Fin qui quello che sappiamo e che rende politicamente ineccepibile il comportamento di Renzi di accettare che la legge passasse ridotta nella sua portata, dal momento che, posta la sua volontà di farla approvare, ha compreso che avrebbe potuto non vedere la luce e subire addirittura l’onta di essere palesemente bocciata in aula.
Questa visione contiene però dei ma, sostenuti da più parti, prima e dopo l’approvazione della legge, alla base dei quali c’è la convinzione che il premier non volesse le adozioni nella legge, ma le ha lasciate senza mai sostenerle davvero, finché non ha colto al balzo il cambiamento di indirizzo dei grillini.
Non ci fosse stato avrebbe fatto approvare la legge completa, ma per questa opzione, secondo i critici, non si sarebbe mai speso davvero.
In primo luogo non ha mai ipotizzato di mettere la fiducia al governo sull’approvazione della legge nella sua versione integrale, mentre l’ha fatto per quella poi approvata, ma in linea generale, a supportare questa tesi, è stato il suo atteggiamento, che non è mai parso davvero convinto, come per altre leggi, su cui non avrebbe accettato compromessi, come il Jobs Act o la riforma delle banche popolari.
Del resto una legge sulle Unioni Civili in Italia andava comunque fatta, perché imposta dalla Corte Europea dei Diritti Umani, che lo scorso luglio condannò l’Italia e le impose di riconoscere i diritti alle coppie omosessuali.
Il premier e il Partito Democratico hanno il merito di avere raccolto questa sentenza, senza cercare di allungare i tempi, sapendo che era un’arma per imporre a tutti di arrivare a votarla, ma su quale tipo di legge non sono mai state effettive le forzature politiche nei confronti di quell’area cattolica che le adozioni non le ha mai volute.
Il premier può così intestarsi una nuova riforma e il merito di avere dato al Paese una legge su un tema rispetto al quale da decenni non si riusciva a trovare una maggioranza in Parlamento.
Resta però l’impressione che si potesse fare di più e che se avesse usato tutto il suo peso politico il risultato sarebbe stato un altro.

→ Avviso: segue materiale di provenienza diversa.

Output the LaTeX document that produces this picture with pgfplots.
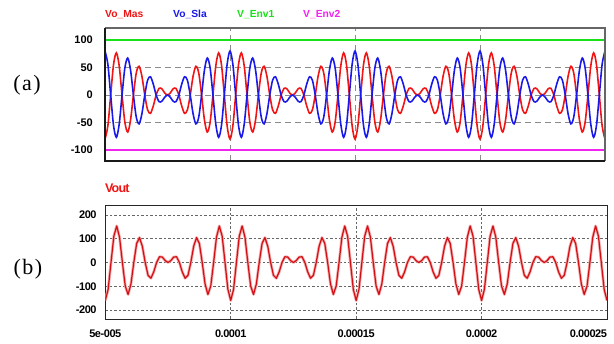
\documentclass[border=0pt]{standalone}
\usepackage{pgfplots}
\pgfplotsset{compat=1.18}
\usepackage{pgfplotstable}
\usepackage{fontspec}
\setmainfont{Liberation Serif}
\setsansfont{Liberation Sans}
\newfontfamily\tightsans[LetterSpace=-4]{Liberation Sans}
\newfontfamily\tightersans[LetterSpace=-7]{Liberation Sans}
\definecolor{cred}{RGB}{240,20,20}
\definecolor{cblue}{RGB}{25,25,235}
\definecolor{cgreen}{RGB}{25,225,25}
\definecolor{cmag}{RGB}{240,35,240}
\definecolor{vred}{RGB}{210,15,20}
\definecolor{vhalo}{RGB}{245,170,170}
\pgfplotstableread{
t mas sla out
50.000 -80.0 80.0 -160.0
51.136 -56.4 56.4 -112.8
52.273 0 0 0
53.409 55.3 -55.3 110.6
54.545 76.8 -76.8 153.6
55.682 53.0 -53.0 106.0
56.818 0 0 0
57.955 -49.6 49.6 -99.2
59.091 -67.3 67.3 -134.6
60.227 -45.3 45.3 -90.6
61.364 0 0 0
62.500 40.0 -40.0 80.0
63.636 52.4 -52.4 104.8
64.773 33.9 -33.9 67.8
65.909 0 0 0
67.045 -27.1 27.1 -54.2
68.182 -33.2 33.2 -66.4
69.318 -19.8 19.8 -39.6
70.455 0 0 0
71.591 12.0 -12.0 24.0
72.727 11.4 -11.4 22.8
73.864 4.0 -4.0 8.0
75.000 0 0 0
76.136 4.0 -4.0 8.0
77.273 11.4 -11.4 22.8
78.409 12.0 -12.0 24.0
79.545 0 0 0
80.682 -19.8 19.8 -39.6
81.818 -33.2 33.2 -66.4
82.955 -27.1 27.1 -54.2
84.091 0 0 0
85.227 33.9 -33.9 67.8
86.364 52.4 -52.4 104.8
87.500 40.0 -40.0 80.0
88.636 0 0 0
89.773 -45.3 45.3 -90.6
90.909 -67.3 67.3 -134.6
92.045 -49.6 49.6 -99.2
93.182 0 0 0
94.318 53.0 -53.0 106.0
95.455 76.8 -76.8 153.6
96.591 55.3 -55.3 110.6
97.727 0 0 0
98.864 -56.4 56.4 -112.8
100.000 -80.0 80.0 -160.0
101.136 -56.4 56.4 -112.8
102.273 0 0 0
103.409 55.3 -55.3 110.6
104.545 76.8 -76.8 153.6
105.682 53.0 -53.0 106.0
106.818 0 0 0
107.955 -49.6 49.6 -99.2
109.091 -67.3 67.3 -134.6
110.227 -45.3 45.3 -90.6
111.364 0 0 0
112.500 40.0 -40.0 80.0
113.636 52.4 -52.4 104.8
114.773 33.9 -33.9 67.8
115.909 0 0 0
117.045 -27.1 27.1 -54.2
118.182 -33.2 33.2 -66.4
119.318 -19.8 19.8 -39.6
120.455 0 0 0
121.591 12.0 -12.0 24.0
122.727 11.4 -11.4 22.8
123.864 4.0 -4.0 8.0
125.000 0 0 0
126.136 4.0 -4.0 8.0
127.273 11.4 -11.4 22.8
128.409 12.0 -12.0 24.0
129.545 0 0 0
130.682 -19.8 19.8 -39.6
131.818 -33.2 33.2 -66.4
132.955 -27.1 27.1 -54.2
134.091 0 0 0
135.227 33.9 -33.9 67.8
136.364 52.4 -52.4 104.8
137.500 40.0 -40.0 80.0
138.636 0 0 0
139.773 -45.3 45.3 -90.6
140.909 -67.3 67.3 -134.6
142.045 -49.6 49.6 -99.2
143.182 0 0 0
144.318 53.0 -53.0 106.0
145.455 76.8 -76.8 153.6
146.591 55.3 -55.3 110.6
147.727 0 0 0
148.864 -56.4 56.4 -112.8
150.000 -80.0 80.0 -160.0
151.136 -56.4 56.4 -112.8
152.273 0 0 0
153.409 55.3 -55.3 110.6
154.545 76.8 -76.8 153.6
155.682 53.0 -53.0 106.0
156.818 0 0 0
157.955 -49.6 49.6 -99.2
159.091 -67.3 67.3 -134.6
160.227 -45.3 45.3 -90.6
161.364 0 0 0
162.500 40.0 -40.0 80.0
163.636 52.4 -52.4 104.8
164.773 33.9 -33.9 67.8
165.909 0 0 0
167.045 -27.1 27.1 -54.2
168.182 -33.2 33.2 -66.4
169.318 -19.8 19.8 -39.6
170.455 0 0 0
171.591 12.0 -12.0 24.0
172.727 11.4 -11.4 22.8
173.864 4.0 -4.0 8.0
175.000 0 0 0
176.136 4.0 -4.0 8.0
177.273 11.4 -11.4 22.8
178.409 12.0 -12.0 24.0
179.545 0 0 0
180.682 -19.8 19.8 -39.6
181.818 -33.2 33.2 -66.4
182.955 -27.1 27.1 -54.2
184.091 0 0 0
185.227 33.9 -33.9 67.8
186.364 52.4 -52.4 104.8
187.500 40.0 -40.0 80.0
188.636 0 0 0
189.773 -45.3 45.3 -90.6
190.909 -67.3 67.3 -134.6
192.045 -49.6 49.6 -99.2
193.182 0 0 0
194.318 53.0 -53.0 106.0
195.455 76.8 -76.8 153.6
196.591 55.3 -55.3 110.6
197.727 0 0 0
198.864 -56.4 56.4 -112.8
200.000 -80.0 80.0 -160.0
201.136 -56.4 56.4 -112.8
202.273 0 0 0
203.409 55.3 -55.3 110.6
204.545 76.8 -76.8 153.6
205.682 53.0 -53.0 106.0
206.818 0 0 0
207.955 -49.6 49.6 -99.2
209.091 -67.3 67.3 -134.6
210.227 -45.3 45.3 -90.6
211.364 0 0 0
212.500 40.0 -40.0 80.0
213.636 52.4 -52.4 104.8
214.773 33.9 -33.9 67.8
215.909 0 0 0
217.045 -27.1 27.1 -54.2
218.182 -33.2 33.2 -66.4
219.318 -19.8 19.8 -39.6
220.455 0 0 0
221.591 12.0 -12.0 24.0
222.727 11.4 -11.4 22.8
223.864 4.0 -4.0 8.0
225.000 0 0 0
226.136 4.0 -4.0 8.0
227.273 11.4 -11.4 22.8
228.409 12.0 -12.0 24.0
229.545 0 0 0
230.682 -19.8 19.8 -39.6
231.818 -33.2 33.2 -66.4
232.955 -27.1 27.1 -54.2
234.091 0 0 0
235.227 33.9 -33.9 67.8
236.364 52.4 -52.4 104.8
237.500 40.0 -40.0 80.0
238.636 0 0 0
239.773 -45.3 45.3 -90.6
240.909 -67.3 67.3 -134.6
242.045 -49.6 49.6 -99.2
243.182 0 0 0
244.318 53.0 -53.0 106.0
245.455 76.8 -76.8 153.6
246.591 55.3 -55.3 110.6
247.727 0 0 0
248.864 -56.4 56.4 -112.8
250.000 -80.0 80.0 -160.0
}\wave
\begin{document}
\begin{tikzpicture}[x=1pt,y=1pt]
\path[use as bounding box] (0pt,0pt) rectangle (614pt,344pt);
% ---------- top panel (a)
\begin{axis}[
  at={(105pt,183pt)}, anchor=south west, scale only axis,
  width=500pt, height=133pt,
  xmin=50, xmax=250, ymin=-120, ymax=122,
  xtick={100,150,200}, xticklabels={},
  ytick={-100,-50,0,50,100},
  axis line style={draw=none}, major tick length=0pt,
  grid=major,
  major grid style={draw=black!45, dash pattern=on 6pt off 4pt, line width=0.9pt},
  /pgf/number format/assume math mode=true,
  yticklabel style={font=\sffamily\bfseries\fontsize{11}{11}\selectfont, inner sep=0pt, anchor=east, xshift=-12pt},
]
\addplot[cred, line width=1.6pt, smooth, tension=0.5] table[x=t, y=mas] {\wave};
\addplot[cblue, line width=1.6pt, smooth, tension=0.5] table[x=t, y=sla] {\wave};
\addplot[cgreen, line width=1.8pt] coordinates {(50,100) (250,100)};
\addplot[cmag, line width=1.8pt] coordinates {(50,-100) (250,-100)};
\end{axis}
\draw[black!60, line width=1.2pt] (105pt,316pt) -- (605pt,316pt) -- (605pt,183pt);
\draw[black!90, line width=1.2pt] (105pt,316pt) -- (105pt,183pt) -- (605pt,183pt);
\node[anchor=base west, inner sep=0, text=cred, font=\sffamily\bfseries\fontsize{10.3}{10}\selectfont] at (105pt,326.5pt) {Vo\_Mas};
\node[anchor=base west, inner sep=0, text=cblue, font=\sffamily\bfseries\fontsize{10.3}{10}\selectfont] at (173pt,326.5pt) {Vo\_Sla};
\node[anchor=base west, inner sep=0, text=cgreen, font=\sffamily\bfseries\fontsize{10.3}{10}\selectfont] at (237pt,326.5pt) {V\_Env1};
\node[anchor=base west, inner sep=0, text=cmag, font=\sffamily\bfseries\fontsize{10.3}{10}\selectfont] at (303pt,326.5pt) {V\_Env2};
\node[inner sep=0, font=\fontsize{22}{22}\selectfont] at (27pt,258.5pt) {(\kern1.5pt a\kern1.5pt)};
% ---------- bottom panel (b)
\begin{axis}[
  at={(105.3pt,25pt)}, anchor=south west, scale only axis,
  width=501.7pt, height=114pt,
  xmin=50, xmax=250, ymin=-238, ymax=242,
  xtick={50,100,150,200,250},
  xticklabels={5e-005,0.0001,0.00015,0.0002,\makebox[0pt][r]{0.00025}},
  ytick={-200,-100,0,100,200},
  axis line style={draw=black!85, line width=0.8pt}, major tick length=0pt,
  grid=major,
  major grid style={draw=black!60, dash pattern=on 2.5pt off 2pt, line width=0.5pt},
  /pgf/number format/assume math mode=true,
  yticklabel style={font=\tightsans\bfseries\fontsize{11}{11}\selectfont, inner sep=0pt, anchor=east, xshift=-8.5pt},
  xticklabel style={font=\tightsans\bfseries\fontsize{11}{11}\selectfont, inner sep=0pt, anchor=north, yshift=-11pt},
]
\addplot[vhalo, line width=2.8pt, line join=round] table[x=t, y=out] {\wave};
\addplot[vred, line width=1.2pt, line join=round] table[x=t, y=out] {\wave};
\end{axis}
\node[anchor=base west, inner sep=0, text=cred, font=\tightersans\bfseries\fontsize{12.5}{12}\selectfont] at (105pt,151pt) {Vout};
\node[inner sep=0, font=\fontsize{22}{22}\selectfont] at (28pt,74.5pt) {(\kern1.5pt b\kern1.5pt)};
\end{tikzpicture}
\end{document}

Resta la sensazione che lascia sempre Renzi di non fare mai nulla per vera e sentita convinzione e partecipazione, senza un calcolo politico o opportunistico alle spalle.
Resta la percezione di un premier mai realmente sincero e solo attento agli equilibri che servono per mantenerlo al potere e garantirgli il favore della maggioranza dell’elettorato, con scelte trasversali, che accontentano e scontentano a turno un po’ tutti, secondo una logica politica impeccabile quanto cinica.
Ė la sua storia che ci trasmette questi dubbi.
Come se una parte della nostra intelligenza e coscienza continuasse a sussurrarci che non può essere compatibile la sua partecipazione anni fa al Family Day, con la sua reale volontà di far approvare le adozioni per le coppie omosessuali o anche una legge sulle Unioni Civili, se non ci fosse stato l’obbligo imposto dalla sentenza della Corte Europea.
Come se essere in maggioranza con il Nuovo Centro Destra e aver sviluppato l’alleanza con Berlusconi attraverso il Patto del Nazareno, per poi accettare i voti di chiunque sia disponibile a mantenere la maggioranza che sostiene il Governo non sia in perfetta antitesi con le critiche che da sindaco di Firenze lanciava tutti i giorni alla nomenclatura del Pd, a Bersani quando cercava di formare il Governo e a Letta quando erano alla presidenza del Consiglio.
Come se avere dichiarato in televisione che l’eliminazione dell’articolo 18 dello Statuto dei Lavoratori non fosse neanche tra le richieste degli stessi industriali perché ininfluente per garantire più occupazione, sempre quando non aveva incarichi nel Pd e di Governo, e poi avere inserito questa misura nel Jobs Act, anche se non era necessaria.
Potremmo continuare, ma il risultato di ogni esempio ci porta a non essere mai certi che tutto l’operato di Renzi e le riforme compiute siano davvero utili e buone per il Paese.
E il fatto che per farle approvare sia arrivato ad allearsi con Verdini, che rappresenta la parte peggiore di una concezione priva di scrupoli politici, non fa che alimentare l’inquietudine.